Calibration through the Lens of Interpretability

TL;DR

This paper conducts an axiomatic analysis of calibration in models, examining desirable properties and metrics, and empirically compares calibration methods with an interpretable decision tree.

Contribution

It introduces an axiomatic framework for understanding calibration, analyzing properties and metrics, and empirically evaluates calibration methods against an interpretable decision tree.

Findings

Certain calibration metrics align with desirable properties.

Interpretable decision trees can serve as effective calibration models.

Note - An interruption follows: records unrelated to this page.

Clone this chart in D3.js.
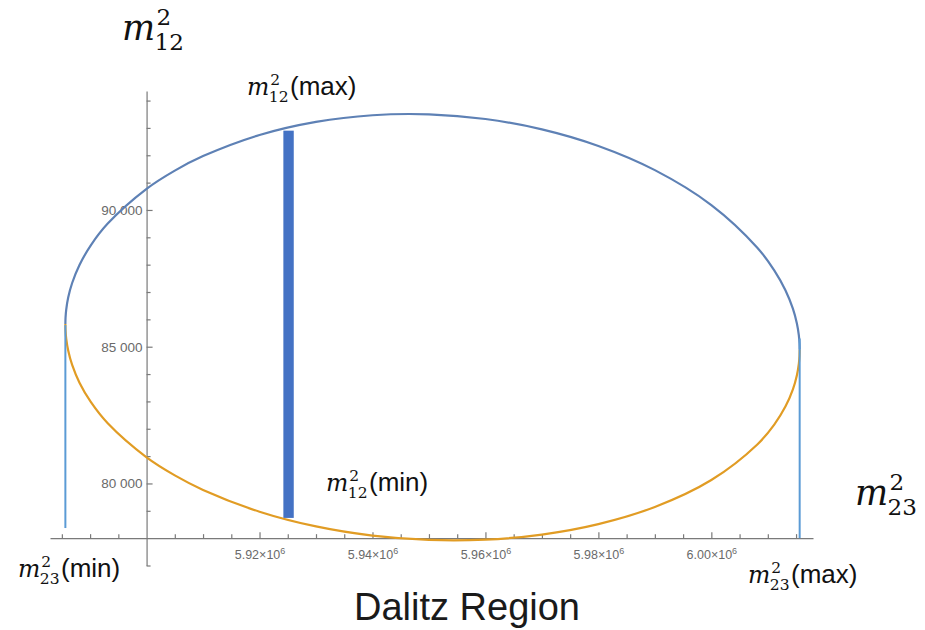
<!DOCTYPE html>
<html>
<head>
<meta charset="utf-8">
<script src="https://cdn.jsdelivr.net/npm/d3@7"></script>
<style>
  html, body { margin: 0; padding: 0; background: #fff; }
  svg { display: block; }
</style>
</head>
<body>
<svg id="chart" width="925" height="630"></svg>
<script>
// Dalitz boundary: m23^2 samples with the upper (max) and lower (min) m12^2 edges
const m23sq = [5885622, 5885652, 5885772, 5886122, 5886822, 5888122, 5890122, 5893122,
  5900000, 5905000, 5910000, 5920000, 5930000, 5940000, 5950000, 5960000, 5970000,
  5980000, 5990000, 6000000, 6008139, 6011139, 6013139, 6014439, 6015139, 6015489,
  6015609, 6015639];
const m12sqMax = [85827, 86065, 86360, 86799, 87330, 87988, 88706, 89501,
  90771, 91438, 91969, 92741, 93221, 93464, 93496, 93325, 92948,
  92341, 91457, 90181, 88622, 87793, 87057, 86390, 85858, 85421,
  85129, 84894];
const m12sqMin = [85827, 85589, 85296, 84859, 84333, 83684, 82979, 82199,
  80955, 80296, 79765, 78967, 78428, 78093, 77935, 77946, 78132,
  78514, 79140, 80126, 81425, 82153, 82820, 83441, 83949, 84374,
  84661, 84894];

// slice at fixed m23^2 between m12^2(min) and m12^2(max)
const sliceM23 = [5924220, 5926060];
const sliceM12 = [78740, 92900];

// m23^2(min) and m23^2(max) markers
const edgeM23 = [5885622, 6015639];
const edgeTop = [85790, 85300];
const edgeBottom = [78370, 78000];

// axis ticks
const xMajorTicks = [5.92e6, 5.94e6, 5.96e6, 5.98e6, 6.00e6];
const xMajorLabels = ["5.92", "5.94", "5.96", "5.98", "6.00"];
const xMinorTicks = d3.range(5885000, 6015001, 5000);
const yMajorTicks = [80000, 85000, 90000];
const yMajorLabels = ["80 000", "85 000", "90 000"];
const yMinorTicks = d3.range(77000, 94001, 1000);

const originX = 5.9e6, originY = 78000;

const svg = d3.select("#chart");
const x = d3.scaleLinear().domain([5.8829e6, 6.018e6]).range([50, 813]);
const y = d3.scaleLinear().domain([77000, 94350]).range([565.5, 91]);

const axisColor = "#7a7a7a";
const labelColor = "#6a6a6a";

// ---- axes ----
const gx = svg.append("g").attr("transform", `translate(0,${y(originY)})`);
gx.call(d3.axisBottom(x).tickValues(xMinorTicks.filter(v => !xMajorTicks.includes(v) && v !== originX))
  .tickSizeInner(-4).tickSizeOuter(0).tickFormat(""));
const gxMajor = svg.append("g").attr("transform", `translate(0,${y(originY)})`);
gxMajor.call(d3.axisBottom(x).tickValues(xMajorTicks).tickSizeInner(-6).tickSizeOuter(0)
  .tickPadding(12).tickFormat(""));
gxMajor.select(".domain").remove();

const gy = svg.append("g").attr("transform", `translate(${x(originX)},0)`);
gy.call(d3.axisLeft(y).tickValues(yMinorTicks.filter(v => !yMajorTicks.includes(v) && v !== originY))
  .tickSizeInner(-4).tickSizeOuter(0).tickFormat(""));
const gyMajor = svg.append("g").attr("transform", `translate(${x(originX)},0)`);
gyMajor.call(d3.axisLeft(y).tickValues(yMajorTicks).tickSizeInner(-6).tickSizeOuter(0)
  .tickPadding(4).tickFormat((d, i) => yMajorLabels[i]));
gyMajor.select(".domain").remove();

svg.selectAll(".domain, .tick line").attr("stroke", axisColor).attr("stroke-width", 1.2);

gyMajor.selectAll(".tick text")
  .attr("fill", labelColor)
  .style("font", "13.5px 'Liberation Sans', Arial, sans-serif");

// x tick labels in scientific form: mantissa × 10^6
gxMajor.selectAll(".tick").each(function (d, i) {
  const t = d3.select(this).append("text")
    .attr("y", 21).attr("text-anchor", "middle")
    .attr("fill", labelColor)
    .style("font", "12.5px 'Liberation Sans', Arial, sans-serif");
  t.append("tspan").text(xMajorLabels[i] + "\u00d710");
  t.append("tspan").attr("dy", -5).style("font-size", "9px").text("6");
});

// ---- boundary curves ----
const pts = (vals) => m23sq.map((s, i) => [s, vals[i]]);
const line = d3.line().x(d => x(d[0])).y(d => y(d[1])).curve(d3.curveCatmullRom.alpha(0.5));

svg.append("path").datum(pts(m12sqMin))
  .attr("d", line).attr("fill", "none")
  .attr("stroke", "#e19c24").attr("stroke-width", 2.2);
svg.append("path").datum(pts(m12sqMax))
  .attr("d", line).attr("fill", "none")
  .attr("stroke", "#5e81b5").attr("stroke-width", 2.2);

// ---- m23^2 limits ----
svg.selectAll(".edge").data(edgeM23).join("line")
  .attr("class", "edge")
  .attr("x1", d => x(d)).attr("x2", d => x(d))
  .attr("y1", (d, i) => y(edgeTop[i])).attr("y2", (d, i) => y(edgeBottom[i]))
  .attr("stroke", "#5b9bd5").attr("stroke-width", 2);

// ---- slice bar ----
svg.append("rect")
  .attr("x", x(sliceM23[0])).attr("width", x(sliceM23[1]) - x(sliceM23[0]))
  .attr("y", y(sliceM12[1])).attr("height", y(sliceM12[0]) - y(sliceM12[1]))
  .attr("fill", "#4472c4");

// ---- math labels: m with superscript 2 and a two-digit subscript, in one text element ----
function mathLabel(px, py, size, sub, suffix, suffixSize) {
  const s = size * 0.66;
  const t = svg.append("text").attr("x", px).attr("y", py).attr("fill", "#111");
  const m = t.append("tspan")
    .style("font", `italic ${size}px 'DejaVu Serif', serif`).text("m");
  const w = m.node().getComputedTextLength();
  t.append("tspan").attr("x", px + w + size * 0.04).attr("y", py - size * 0.42)
    .style("font", `${s}px 'DejaVu Serif', serif`).text("2");
  const subT = t.append("tspan").attr("x", px + w - size * 0.02).attr("y", py + size * 0.28)
    .style("font", `${s}px 'DejaVu Serif', serif`).text(sub);
  if (suffix) {
    const sw = subT.node().getComputedTextLength();
    t.append("tspan").attr("x", px + w + sw + size * 0.04).attr("y", py)
      .style("font", `${suffixSize}px 'Liberation Sans', Arial, sans-serif`)
      .text(suffix);
  }
}

mathLabel(122, 40, 35, "12");
mathLabel(855, 505, 35, "23");
mathLabel(247, 95, 23.5, "12", "(max)", 26);
mathLabel(326, 491, 23.5, "12", "(min)", 26);
mathLabel(18, 577, 23.5, "23", "(min)", 26);
mathLabel(748, 583, 23.5, "23", "(max)", 26);

// ---- title ----
svg.append("text")
  .attr("x", 467).attr("y", 620).attr("text-anchor", "middle")
  .style("font", "300 38px 'Liberation Sans', Arial, sans-serif")
  .attr("fill", "#1a1a1a")
  .text("Dalitz Region");
</script>
</body>
</html>
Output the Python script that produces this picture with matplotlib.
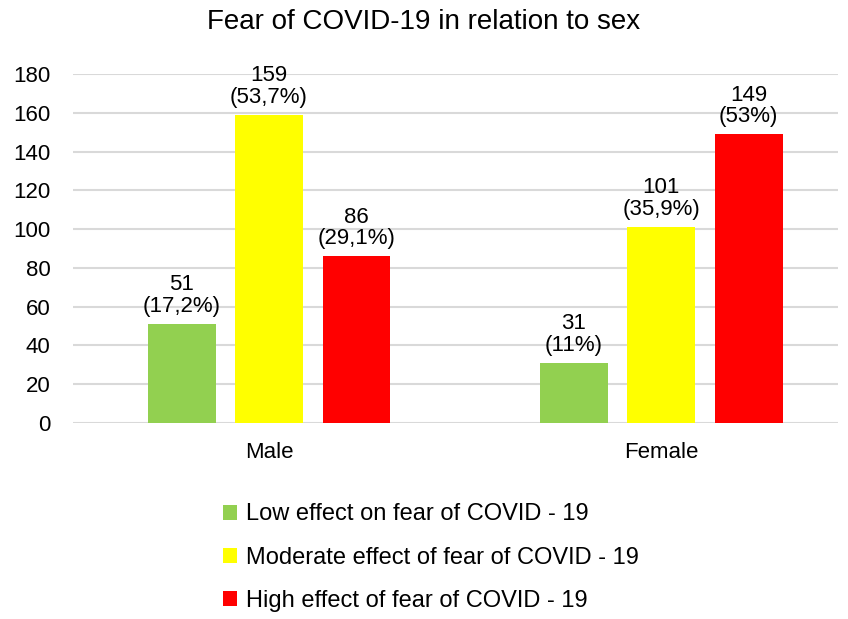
import numpy as np
import matplotlib.pyplot as plt

plt.rcParams["font.family"] = ["Liberation Sans", "DejaVu Sans"]

categories = ["Male", "Female"]
series_names = [
    "Low effect on fear of COVID - 19",
    "Moderate effect of fear of COVID - 19",
    "High effect of fear of COVID - 19",
]
low = [51, 31]
moderate = [159, 101]
high = [86, 149]
low_pct = ["17,2%", "11%"]
moderate_pct = ["53,7%", "35,9%"]
high_pct = ["29,1%", "53%"]
colors = ["#92d050", "#ffff00", "#ff0000"]

fig = plt.figure(figsize=(8.48, 6.19), dpi=100)
ax = fig.add_axes([0.086, 0.317, 0.902, 0.563])

x = np.arange(len(categories))
width = 0.173
offset = 0.223

for i, (vals, pcts) in enumerate(
    [(low, low_pct), (moderate, moderate_pct), (high, high_pct)]
):
    bars = ax.bar(x + (i - 1) * offset, vals, width, color=colors[i],
                  label=series_names[i], zorder=3)
    for b, v, p in zip(bars, vals, pcts):
        ax.annotate(f"{v}\n({p})", (b.get_x() + b.get_width() / 2, v),
                    xytext=(0, 5), textcoords="offset points",
                    ha="center", va="bottom", fontsize=16, linespacing=1.05)

ax.set_ylim(0, 180)
ax.set_xlim(-0.5, 1.45)
ax.set_yticks(range(0, 181, 20))
ax.set_xticks(x)
ax.set_xticklabels(categories)
ax.tick_params(axis="both", length=0, labelsize=16)
ax.tick_params(axis="x", pad=14)
ax.tick_params(axis="y", pad=16)
ax.grid(axis="y", color="#d9d9d9", linewidth=1.5, zorder=0)
for s in ax.spines.values():
    s.set_visible(False)

fig.suptitle("Fear of COVID-19 in relation to sex", fontsize=20, y=0.985)

fig.legend(loc="upper left", bbox_to_anchor=(0.252, 0.202), frameon=False,
           fontsize=17, handlelength=0.6, handleheight=0.6, handletextpad=0.35,
           labelspacing=0.9, borderaxespad=0)

fig.savefig("out.png", dpi=100)
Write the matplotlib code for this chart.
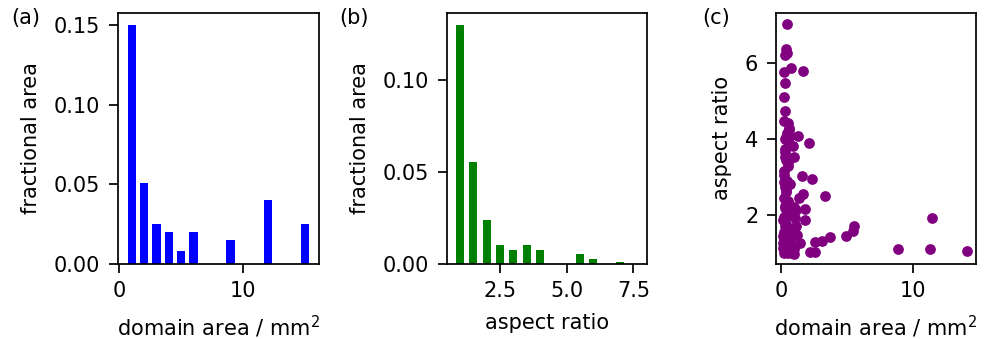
import matplotlib
matplotlib.use("Agg")
import matplotlib.pyplot as plt

# (a) domain area histogram
area_bins = [1, 2, 3, 4, 5, 6, 9, 12, 15]
area_frac = [0.150, 0.0506, 0.025, 0.020, 0.008, 0.020, 0.015, 0.040, 0.025]

# (b) aspect ratio histogram
aspect_bins = [1.0, 1.5, 2.0, 2.5, 3.0, 3.5, 4.0, 5.5, 6.0, 7.0]
aspect_frac = [0.130, 0.0556, 0.0236, 0.0103, 0.0073, 0.0103, 0.0073, 0.0051, 0.0022, 0.0007]

# (c) domain area vs aspect ratio
dom_area = [0.48, 0.35, 0.42, 0.30, 0.76, 0.25, 1.69, 0.30, 0.25, 0.30,
            0.25, 0.55, 0.63, 0.35, 0.68, 1.32, 0.91, 2.12, 0.30, 0.30,
            0.96, 0.55, 0.55, 0.25, 1.57, 2.32, 0.25, 0.68, 0.35, 3.33,
            1.69, 1.39, 0.55, 0.30, 1.14, 1.82, 0.68, 0.18, 1.82, 1.06,
            11.39, 5.54, 5.46, 0.30, 0.81, 3.70, 4.91, 0.13, 1.19, 3.07,
            2.57, 1.44, 0.18, 0.68, 0.18, 0.96, 8.82, 11.26, 14.03, 2.19,
            2.57, 0.96, 0.30, 0.55,
            0.20, 0.40, 0.60, 0.80, 1.00, 0.30, 0.50, 0.70, 0.20, 0.45,
            0.90, 0.25, 0.60, 1.10, 0.35, 0.20, 0.50, 0.80, 0.30, 0.60,
            0.20, 1.00, 0.40, 0.30, 0.45, 0.25, 0.40, 0.30, 0.50, 0.45,
            0.60, 0.30]
aspect = [7.03, 6.39, 6.28, 6.22, 5.89, 5.78, 5.81, 5.49, 5.11, 4.74,
          4.48, 4.42, 4.24, 4.07, 4.08, 4.08, 3.82, 3.89, 3.67, 3.54,
          3.54, 3.37, 3.28, 3.06, 3.04, 2.95, 2.88, 2.82, 2.67, 2.49,
          2.55, 2.45, 2.38, 2.18, 2.14, 2.15, 2.10, 1.88, 1.86, 1.92,
          1.93, 1.70, 1.57, 1.70, 1.64, 1.42, 1.44, 1.44, 1.48, 1.31,
          1.29, 1.27, 1.27, 1.27, 1.13, 1.11, 1.09, 1.11, 1.06, 1.03,
          1.03, 0.97, 1.04, 1.00,
          1.00, 1.05, 1.10, 1.00, 1.15, 1.20, 1.30, 1.35, 1.40, 1.50,
          1.50, 1.55, 1.60, 1.70, 1.75, 1.95, 2.00, 2.00, 2.25, 2.30,
          2.45, 2.20, 2.60, 2.75, 2.90, 3.15, 3.45, 3.75, 3.95, 4.15,
          4.30, 4.00]

plt.rcParams["font.size"] = 15
plt.rcParams["axes.linewidth"] = 1.25
plt.rcParams["axes.labelpad"] = 9
plt.rcParams["xtick.major.size"] = 6.5
plt.rcParams["ytick.major.size"] = 6.5
plt.rcParams["xtick.major.width"] = 1.25
plt.rcParams["ytick.major.width"] = 1.25
plt.rcParams["xtick.major.pad"] = 6
plt.rcParams["ytick.major.pad"] = 6

fig = plt.figure(figsize=(9.85, 3.39), dpi=100)
ax1 = fig.add_axes([0.1193, 0.2227, 0.2046, 0.7381])
ax2 = fig.add_axes([0.4535, 0.2227, 0.2030, 0.7381])
ax3 = fig.add_axes([0.7875, 0.2227, 0.2034, 0.7381])

# (a)
ax1.bar(area_bins, area_frac, width=0.68, color="blue")
ax1.set_xlim(-0.15, 16.15)
ax1.set_xlabel("domain area / mm$^2$")
ax1.set_ylabel("fractional area")

# (b)
ax2.bar(aspect_bins, aspect_frac, width=0.3, color="green")
ax2.set_xlim(0.5, 8.0)
ax2.set_xticks([2.5, 5.0, 7.5])
ax2.set_yticks([0.0, 0.05, 0.10])
ax2.set_xlabel("aspect ratio")
ax2.set_ylabel("fractional area")

# (c)
ax3.scatter(dom_area, aspect, s=45, color="purple")
ax3.set_xlim(-0.4, 14.75)
ax3.set_ylim(0.72, 7.32)
ax3.set_xlabel("domain area / mm$^2$")
ax3.set_ylabel("aspect ratio")

fig.text(0.011, 0.975, "(a)", va="top", ha="left")
fig.text(0.344, 0.975, "(b)", va="top", ha="left")
fig.text(0.713, 0.975, "(c)", va="top", ha="left")

fig.savefig("out.png", dpi=100)
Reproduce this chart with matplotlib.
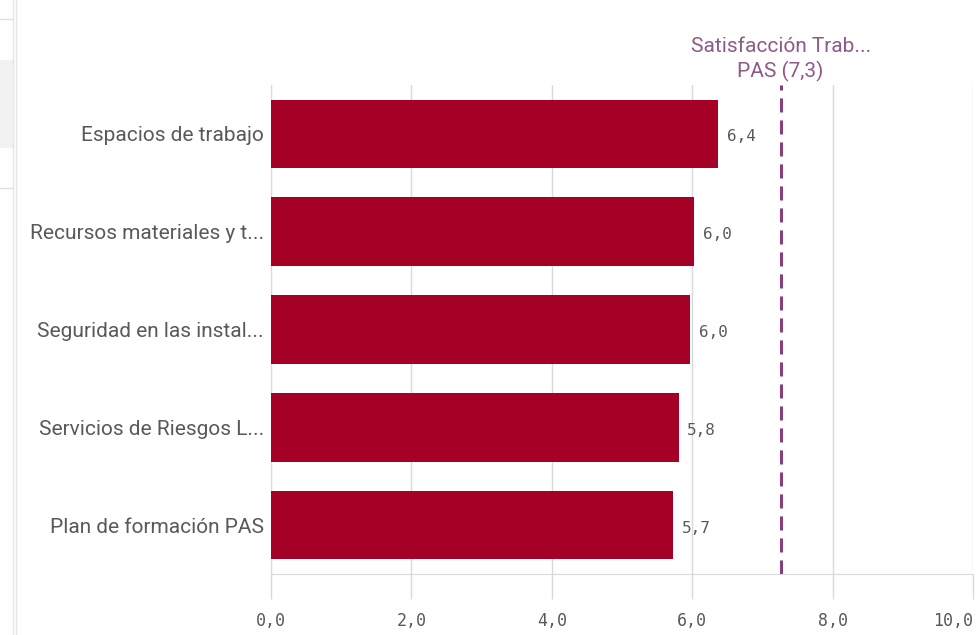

The axiomatic approach clarifies the trade-offs in calibration evaluation.

Abstract

Calibration is a frequently invoked concept when useful label probability estimates are required on top of classification accuracy. A calibrated model is a function whose values correctly reflect underlying label probabilities. Calibration in itself however does not imply classification accuracy, nor human interpretable estimates, nor is it straightforward to verify calibration from finite data. There is a plethora of evaluation metrics (and loss functions) that each assess a specific aspect of a calibration model. In this work, we initiate an axiomatic study of the notion of calibration. We catalogue desirable properties of calibrated models as well as corresponding evaluation metrics and analyze their feasibility and correspondences. We complement this analysis with an empirical evaluation, comparing common calibration methods to employing a simple, interpretable decision tree.